* [Brief] With the pictures left out, copy the listing below exactly.

* [Records for processing]
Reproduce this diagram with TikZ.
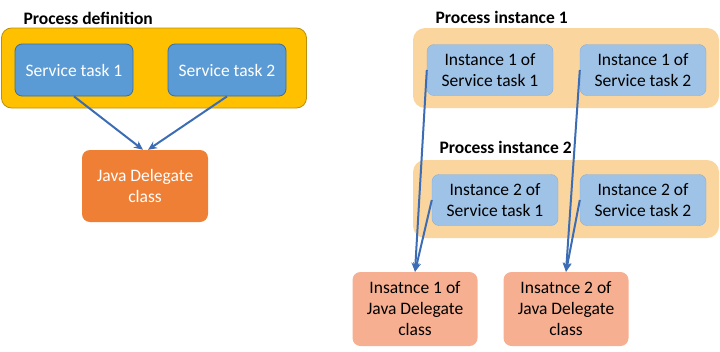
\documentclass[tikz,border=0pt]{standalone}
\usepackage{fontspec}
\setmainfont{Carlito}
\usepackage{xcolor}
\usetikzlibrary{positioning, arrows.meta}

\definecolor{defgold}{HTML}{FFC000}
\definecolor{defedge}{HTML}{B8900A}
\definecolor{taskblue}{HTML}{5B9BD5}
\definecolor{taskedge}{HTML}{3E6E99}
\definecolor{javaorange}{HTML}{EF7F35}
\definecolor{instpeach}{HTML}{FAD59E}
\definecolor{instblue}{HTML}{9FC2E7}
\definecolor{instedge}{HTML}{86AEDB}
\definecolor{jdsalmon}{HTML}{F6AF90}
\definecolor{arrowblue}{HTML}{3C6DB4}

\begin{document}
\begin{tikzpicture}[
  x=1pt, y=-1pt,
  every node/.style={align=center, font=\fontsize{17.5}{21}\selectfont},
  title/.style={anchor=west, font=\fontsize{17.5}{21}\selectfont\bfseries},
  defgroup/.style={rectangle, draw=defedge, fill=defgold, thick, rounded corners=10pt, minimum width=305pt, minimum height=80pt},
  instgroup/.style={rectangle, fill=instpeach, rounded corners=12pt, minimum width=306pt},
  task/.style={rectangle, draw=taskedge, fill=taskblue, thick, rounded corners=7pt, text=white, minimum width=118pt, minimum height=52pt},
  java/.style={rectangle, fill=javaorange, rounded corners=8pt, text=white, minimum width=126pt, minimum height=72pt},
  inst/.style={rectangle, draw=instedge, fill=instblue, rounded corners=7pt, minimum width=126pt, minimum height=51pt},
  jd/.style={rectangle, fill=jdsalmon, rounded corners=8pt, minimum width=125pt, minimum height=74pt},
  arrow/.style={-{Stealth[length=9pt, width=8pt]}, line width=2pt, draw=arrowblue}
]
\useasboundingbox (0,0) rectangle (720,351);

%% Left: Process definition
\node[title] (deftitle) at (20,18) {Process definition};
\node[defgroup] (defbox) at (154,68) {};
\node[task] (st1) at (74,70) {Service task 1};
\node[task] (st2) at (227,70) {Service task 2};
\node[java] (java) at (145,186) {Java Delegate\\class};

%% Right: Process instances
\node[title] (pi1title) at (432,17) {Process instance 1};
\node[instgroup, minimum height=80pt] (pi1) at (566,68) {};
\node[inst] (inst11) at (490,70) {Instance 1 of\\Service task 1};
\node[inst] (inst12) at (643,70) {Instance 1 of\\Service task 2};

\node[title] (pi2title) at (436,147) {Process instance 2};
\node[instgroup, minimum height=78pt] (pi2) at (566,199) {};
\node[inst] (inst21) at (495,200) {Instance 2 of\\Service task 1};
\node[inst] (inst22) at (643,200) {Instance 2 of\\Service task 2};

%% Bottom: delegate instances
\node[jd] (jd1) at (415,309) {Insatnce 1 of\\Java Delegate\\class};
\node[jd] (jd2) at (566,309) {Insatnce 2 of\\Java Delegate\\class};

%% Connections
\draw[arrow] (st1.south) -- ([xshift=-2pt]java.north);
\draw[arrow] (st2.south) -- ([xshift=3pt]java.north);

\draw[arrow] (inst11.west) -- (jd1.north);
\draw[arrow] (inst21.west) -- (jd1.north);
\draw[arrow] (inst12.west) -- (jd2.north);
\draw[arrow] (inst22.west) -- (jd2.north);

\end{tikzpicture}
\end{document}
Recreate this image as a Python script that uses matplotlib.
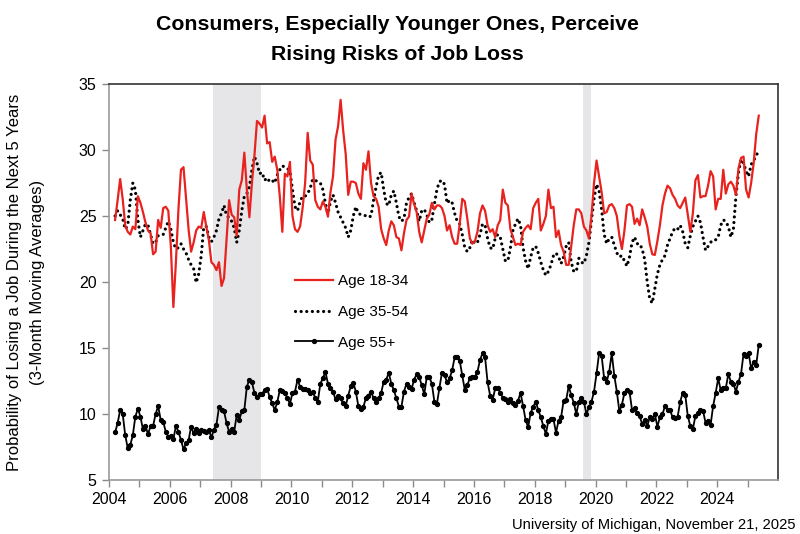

* [Response to the task]
Reproduce this diagram with TikZ.
\documentclass[tikz,border=0pt]{standalone}
\usepackage{fontspec}
\setmainfont{Carlito}
\usepackage{xcolor}
\usetikzlibrary{positioning, arrows.meta}

\definecolor{defgold}{HTML}{FFC000}
\definecolor{defedge}{HTML}{B8900A}
\definecolor{taskblue}{HTML}{5B9BD5}
\definecolor{taskedge}{HTML}{3E6E99}
\definecolor{javaorange}{HTML}{EF7F35}
\definecolor{instpeach}{HTML}{FAD59E}
\definecolor{instblue}{HTML}{9FC2E7}
\definecolor{instedge}{HTML}{86AEDB}
\definecolor{jdsalmon}{HTML}{F6AF90}
\definecolor{arrowblue}{HTML}{3C6DB4}

\begin{document}
\begin{tikzpicture}[
  x=1pt, y=-1pt,
  every node/.style={align=center, font=\fontsize{17.5}{21}\selectfont},
  title/.style={anchor=west, font=\fontsize{17.5}{21}\selectfont\bfseries},
  defgroup/.style={rectangle, draw=defedge, fill=defgold, thick, rounded corners=10pt, minimum width=305pt, minimum height=80pt},
  instgroup/.style={rectangle, fill=instpeach, rounded corners=12pt, minimum width=306pt},
  task/.style={rectangle, draw=taskedge, fill=taskblue, thick, rounded corners=7pt, text=white, minimum width=118pt, minimum height=52pt},
  java/.style={rectangle, fill=javaorange, rounded corners=8pt, text=white, minimum width=126pt, minimum height=72pt},
  inst/.style={rectangle, draw=instedge, fill=instblue, rounded corners=7pt, minimum width=126pt, minimum height=51pt},
  jd/.style={rectangle, fill=jdsalmon, rounded corners=8pt, minimum width=125pt, minimum height=74pt},
  arrow/.style={-{Stealth[length=9pt, width=8pt]}, line width=2pt, draw=arrowblue}
]
\useasboundingbox (0,0) rectangle (720,351);

%% Left: Process definition
\node[title] (deftitle) at (20,18) {Process definition};
\node[defgroup] (defbox) at (154,68) {};
\node[task] (st1) at (74,70) {Service task 1};
\node[task] (st2) at (227,70) {Service task 2};
\node[java] (java) at (145,186) {Java Delegate\\class};

%% Right: Process instances
\node[title] (pi1title) at (432,17) {Process instance 1};
\node[instgroup, minimum height=80pt] (pi1) at (566,68) {};
\node[inst] (inst11) at (490,70) {Instance 1 of\\Service task 1};
\node[inst] (inst12) at (643,70) {Instance 1 of\\Service task 2};

\node[title] (pi2title) at (436,147) {Process instance 2};
\node[instgroup, minimum height=78pt] (pi2) at (566,199) {};
\node[inst] (inst21) at (495,200) {Instance 2 of\\Service task 1};
\node[inst] (inst22) at (643,200) {Instance 2 of\\Service task 2};

%% Bottom: delegate instances
\node[jd] (jd1) at (415,309) {Insatnce 1 of\\Java Delegate\\class};
\node[jd] (jd2) at (566,309) {Insatnce 2 of\\Java Delegate\\class};

%% Connections
\draw[arrow] (st1.south) -- ([xshift=-2pt]java.north);
\draw[arrow] (st2.south) -- ([xshift=3pt]java.north);

\draw[arrow] (inst11.west) -- (jd1.north);
\draw[arrow] (inst21.west) -- (jd1.north);
\draw[arrow] (inst12.west) -- (jd2.north);
\draw[arrow] (inst22.west) -- (jd2.north);

\end{tikzpicture}
\end{document}
Recreate this image as a Python script that uses matplotlib.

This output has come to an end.